Another "Kick the Can Down the Road" Budget

 

Here we go again. Another "kick the can down the road" budget.

 

Another irresponsible budget that hypes "a second historic tax cut in a row" but which will lead to either higher taxes and/or cuts in town services in the future.

 

The inescapable fact is that for second year in a row, town expenses have increased at a faster rate than revenues.

 

Since Supervisor Grace took office in January, 2012, expenses have increased by 8.8 % but revenue has only increased by 1.6%.

 

How, you ask, can the Supervisor propose cutting taxes when expenses are exceeding revenue?

 

The answer is simple:  inflate revenue projections, raid the town's emergency rainy day funds (aka fund balance), overcharge taxpayers in the water, refuse and Hallocks Mill Sewer special districts for phantom administrative services —and for good measure — mix apples and oranges in order to arrive at a phony tax cut number.

 

Look at the numbers. Both the 2013 budget and the Supervisor's Tentative 2014 budget are online at yorktownny.org. The numbers and budget gimmicks speak for themselves.

 

2013 Budget

The 2013 town tax rate increased by 4.64%, the largest town tax rate increase since 1995.

 

But, in a classic example of political spin, the 4.64% increase was sold to taxpayers as a tax reduction. How?

 

By creatively mixing apples and oranges.  During last year's budget debate, Supervisor Grace redefined the term "town tax." Whereas traditionally, the "town tax" applied only to the general, highway and library funds, Supervisor Grace said the town tax also included certain special district taxes.

 

By redefining terms, Supervisor Grace was able to use the decreases in the tax rates for the refuse and water districts to mask the 4.64% increase in the town tax.
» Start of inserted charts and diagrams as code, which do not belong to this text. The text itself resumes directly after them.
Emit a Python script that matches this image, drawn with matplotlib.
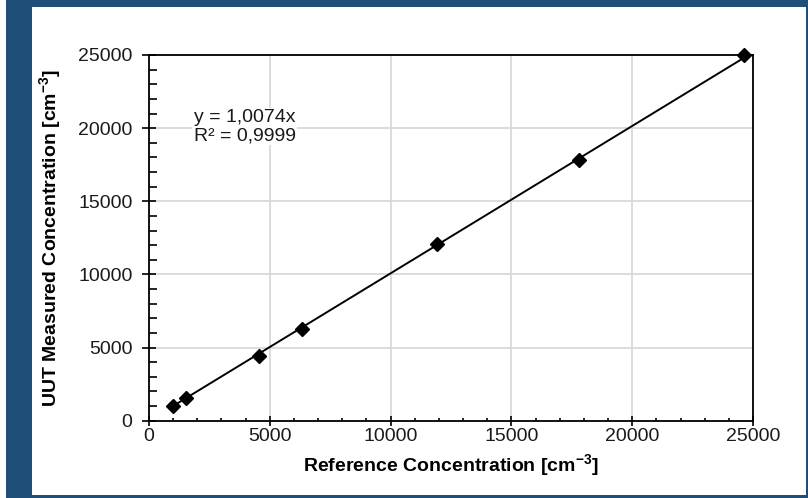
import matplotlib
matplotlib.use("Agg")
import matplotlib.pyplot as plt
from matplotlib.patches import Rectangle
from matplotlib.ticker import MultipleLocator
import numpy as np

plt.rcParams['font.family'] = ['Liberation Sans', 'DejaVu Sans']
plt.rcParams['mathtext.fontset'] = 'custom'
plt.rcParams['mathtext.rm'] = 'Liberation Sans'
plt.rcParams['mathtext.bf'] = 'Liberation Sans:bold'

ref_conc = [1000, 1550, 4560, 6350, 11930, 17810, 24640]
uut_conc = [1010, 1530, 4440, 6250, 12060, 17800, 25000]
slope = 1.0074
r2_text = "0,9999"
x_ticks = [0, 5000, 10000, 15000, 20000, 25000]
y_ticks = [0, 5000, 10000, 15000, 20000, 25000]

fig = plt.figure(figsize=(8.08, 4.98), dpi=100)
fig.patch.set_facecolor('white')
# blue frame and white panel
fig.add_artist(Rectangle((6/808, 0), 802/808, 1, transform=fig.transFigure,
                         facecolor='#1F4E79', edgecolor='none', zorder=0))
fig.add_artist(Rectangle((32/808, 3/498), 774/808, 488/498, transform=fig.transFigure,
                         facecolor='white', edgecolor='none', zorder=0))

ax = fig.add_axes([149/808, 1-420.7/498, 604/808, 365.7/498])
ax.set_facecolor('none')
ax.set_xlim(0, 25000)
ax.set_ylim(0, 25000)
ax.set_xticks(x_ticks)
ax.set_yticks(y_ticks)
ax.xaxis.set_minor_locator(MultipleLocator(1000))
ax.yaxis.set_minor_locator(MultipleLocator(1000))
ax.grid(True, which='major', color='#D9D9D9', linewidth=1.3)
ax.set_axisbelow(True)
for s in ax.spines.values():
    s.set_color('black')
    s.set_linewidth(1.3)

ax.tick_params(axis='x', which='major', direction='inout', length=7.2, width=1.2,
               labelsize=14, pad=2, colors='black', labelcolor='#1a1a1a')
ax.tick_params(axis='x', which='minor', direction='in', length=2.4, width=1.2)
ax.tick_params(axis='y', which='major', direction='inout', length=9.6, width=1.2,
               labelsize=14, pad=7, colors='black', labelcolor='#1a1a1a')
ax.tick_params(axis='y', which='minor', direction='in', length=5.5, width=1.2)

xs = np.array([min(ref_conc), max(ref_conc)])
ax.plot(xs, slope * xs, color='black', linewidth=1.4, zorder=3)
ax.plot(ref_conc, uut_conc, linestyle='none', marker='D', markersize=7.5,
        color='black', zorder=4, clip_on=False)

ax.text(1850, 20100, "y = 1,0074x\nR² = " + r2_text, fontsize=14, color='#1a1a1a',
        va='center', ha='left', linespacing=1.05,
        bbox=dict(facecolor='white', edgecolor='none', pad=1))

ax.set_xlabel(r'Reference Concentration [cm$\mathbf{^{-3}}$]', fontsize=14,
              fontweight='bold', labelpad=5)
ax.set_ylabel(r'UUT Measured Concentration [cm$\mathbf{^{-3}}$]', fontsize=14,
              fontweight='bold')
ax.yaxis.set_label_coords(-0.142, 0.5)

fig.savefig('out.png', dpi=100)
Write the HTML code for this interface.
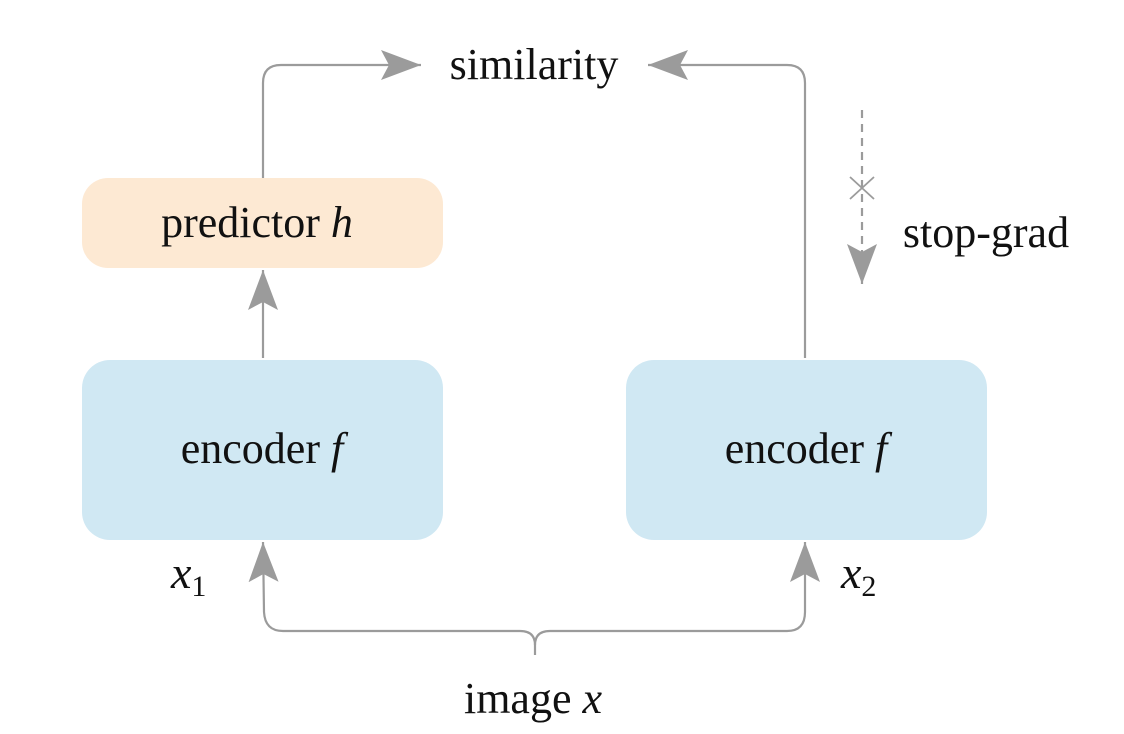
<!DOCTYPE html>
<html><head><meta charset="utf-8"><style>
html,body{margin:0;padding:0;background:#fff;}
svg{display:block;}
text{font-family:"Liberation Serif",serif;fill:#111;}
</style></head><body>
<svg width="1124" height="734" viewBox="0 0 1124 734">
<defs>
<marker id="ah" viewBox="0 0 40 30" refX="40" refY="15" markerWidth="40" markerHeight="30" markerUnits="userSpaceOnUse" orient="auto">
<path d="M0,0 L40,15 L0,30 L8,15 Z" fill="#9b9b9b"/>
</marker>
</defs>
<rect x="82" y="178" width="361" height="90" rx="26" fill="#fde9d3"/>
<rect x="82" y="360" width="361" height="180" rx="28" fill="#d0e8f3"/>
<rect x="626" y="360" width="361" height="180" rx="28" fill="#d0e8f3"/>
<g fill="none" stroke="#9b9b9b" stroke-width="2.2">
<path d="M263,178 L263,83 Q263,65 281,65 L421,65" marker-end="url(#ah)"/>
<path d="M805,358 L805,83 Q805,65 787,65 L648,65" marker-end="url(#ah)"/>
<path d="M263,358 L263,270" marker-end="url(#ah)"/>
<path d="M535,655 L535,645 Q535,631 520,631 L283,631 Q265,631 264,612 L263,542" marker-end="url(#ah)"/>
<path d="M535,645 Q535,631 550,631 L787,631 Q805,631 805,612 L805,542" marker-end="url(#ah)"/>
<path d="M862,110 L862,284" stroke-dasharray="8,6" marker-end="url(#ah)"/>
<path d="M850,177 L874,199 M874,177 L850,199" stroke-width="1.8"/>
</g>
<text x="534" y="79" font-size="44" text-anchor="middle">similarity</text>
<text x="257" y="237" font-size="44" text-anchor="middle">predictor <tspan font-style="italic">h</tspan></text>
<text x="262" y="463" font-size="44" text-anchor="middle">encoder <tspan font-style="italic">f</tspan></text>
<text x="806" y="463" font-size="44" text-anchor="middle">encoder <tspan font-style="italic">f</tspan></text>
<text x="986" y="247" font-size="44" text-anchor="middle">stop-grad</text>
<text x="533" y="713" font-size="44" text-anchor="middle">image <tspan font-style="italic">x</tspan></text>
<text x="171" y="588" font-size="46" font-style="italic">x<tspan font-style="normal" font-size="30" dy="8">1</tspan></text>
<text x="841" y="588" font-size="46" font-style="italic">x<tspan font-style="normal" font-size="30" dy="8">2</tspan></text>
</svg>
</body></html>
And by doing that, he turned a 4.64% tax rate increase liability into an "historic" 3.37% tax rate decrease.

 

2014 Budget  

Supervisor Grace has reversed himself. He's now saying that the "town tax" applies only to general, highway and library funds, probably because his 2014 Tentative Budget calls for a 0.46% reduction in the "town tax." The decrease translates to a $3.03 tax savings for the typical homeowner with a house assessed at $10,000.

 

How did he achieve the decrease?  Again, by relying on one-shot revenues, overly optimistic revenue projections, excessive charges for the water, refuse and Hallocks Mill sewer districts — and this time — an unprecedented transfer of $1.2 million from fund balance, more than double the fund balance used in the 2013 budget.

 

If only half that amount of fund balance was used, a more modest $600,000, the town tax rate would increase 2.8%.

 

(Actually, the Supervisor proposes taking a grand total of $3 million in fund balance monies from eight separate budget funds, including $1.4 million from the water district fund balance, more than double what he took from the district's fund balance for the 2013 budget.  See page 11 of the 2014 budget.)

 

Relying on a one-shot infusion of $1.2 million from fund balance to achieve a one-time 0.46% decrease in the town tax rate is especially problematic for the 2015 budget because:

  • it's unlikely there’ll be another $1.2 million excess in the fund balance that can be used to offset increased 2015 expenses
  • it's equally unlikely  that other non-tax revenue sources will increase by $1.2 million next year, and 
  •  it's equally unlikely that in one year new commercial rateables will generate an additional $1.2 million in tax revenue.

 

By 2015, taxpayers will have to pay the price for two consecutive, politically motivated, "kick the can down the road" budgets  just like the tax rate spike that followed the 1992 and 1993 tax cuts.

 

The Supervisor also contradicts himself in his own budget:  On page 11 of the budget, he gives taxpayers back $3 million in "excess" fund balance as a one-time tax rebate, while in his budget message  (see the beginning of the budget book) he says that excessive fund balance should "be allocated toward capital expenditures or to pay down liabilities (debt). "

 

P.S.   The Supervisor"s budget also includes a not so pleasant surprise — a $900,000 increase in water usage fees, something the Supervisor "forgot" to mention when he was hyping his "second historic tax reduction."  But, since the Town Board hasn't agreed to any increase in water rates, let alone discuss the subject, only time will tell if the cost of the Supervisor's surprise rate increase will exceed the $3.03 savings in town taxes.